Para os manifestantes, as vítimas do incêndio foram mártires da política sanitária adotada pelo governo. Para os familiares das vítimas, com quem a AFP conversou, o incêndio é mais uma tragédia contra sua comunidade, duramente reprimida.
Abdulhafiz Maimaitimin, de 27 anos, um uigure que deixou a China em 2016 e hoje vive na Suíça, perdeu sua tia Qemernisahan Abdurahman no incêndio. Ela também perdeu quatro de seus filhos.
Abdulhafiz não sabe exatamente onde estão os outros membros de sua família. As autoridades chinesas prenderam o marido e o filho de Qemernisahan Abdurahman, assim como o pai de Abdulhafiz, em 2016 e 2017.
Sua família acredita que eles foram transferidos para um centro de detenção. A China é acusada de internar mais de um milhão de uigures e membros de outros grupos étnicos muçulmanos.
– Portas trancadas –
Um relatório recente divulgado pelas Nações Unidas considerou que as acusações de tortura nesses centros eram “críveis” e que essas detenções poderiam constituir “crimes contra a humanidade”.
Pequim defende que se trata de “centros de formação” e que foram criados para combater o extremismo religioso após anos de sangrentos ataques atribuídos a ativistas uigures.
Aparentemente, o bairro uigur de Urumqi, onde ocorreu o incêndio, estava sob protocolo de confinamento desde agosto.
“Se o marido e o filho da minha tia estivessem lá, talvez eles pudessem ter usado sua força para salvar todo mundo”, disse Abdulhafiz.
“Mas, talvez não, porque a porta estava trancada por fora”, acrescentou.
Outros familiares e moradores do prédio afirmaram que as barreiras colocadas pelas autoridades para combater a covid atrapalharam os resgates. O governo rejeitou essas acusações.

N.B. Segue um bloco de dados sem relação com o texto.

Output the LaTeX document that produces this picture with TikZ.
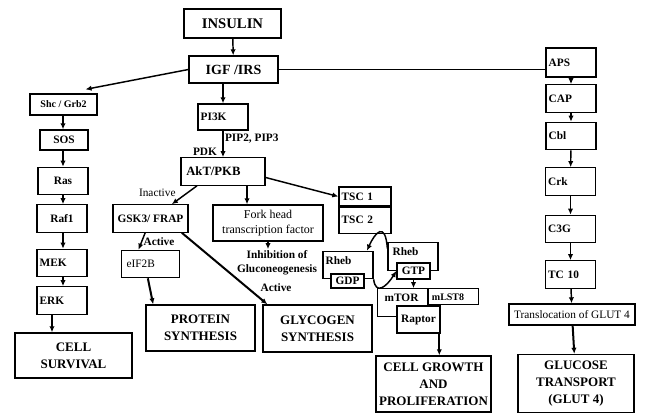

O incêndio provocou a revolta da população em todo país. Em Xangai, os manifestantes se reuniram na rua Urumqi e em Pequim aos gritos de “Somos todos de Xinjiang!”.
De acordo com especialistas, porém, as manifestações foram alimentadas pela raiva acumulada contra a política de “covid zero”, e não pela solidariedade com os uigures.
“Foi uma tentativa de evitar que [um desastre] acontecesse com eles mais tarde, mais do que uma demonstração de empatia, ou de compreensão, para com os uigures”, disse David Tobin, da Universidade britânica de Sheffield.
Nas manifestações organizadas no exterior, também não houve uma tomada de consciência sobre a realidade vivida em Xinjiang. Em Londres, a ativista Rahima Mahmut estendeu uma faixa, pedindo a independência de Xinjiang.
Muitos participantes “não sabiam que as vítimas eram uigures”, contou.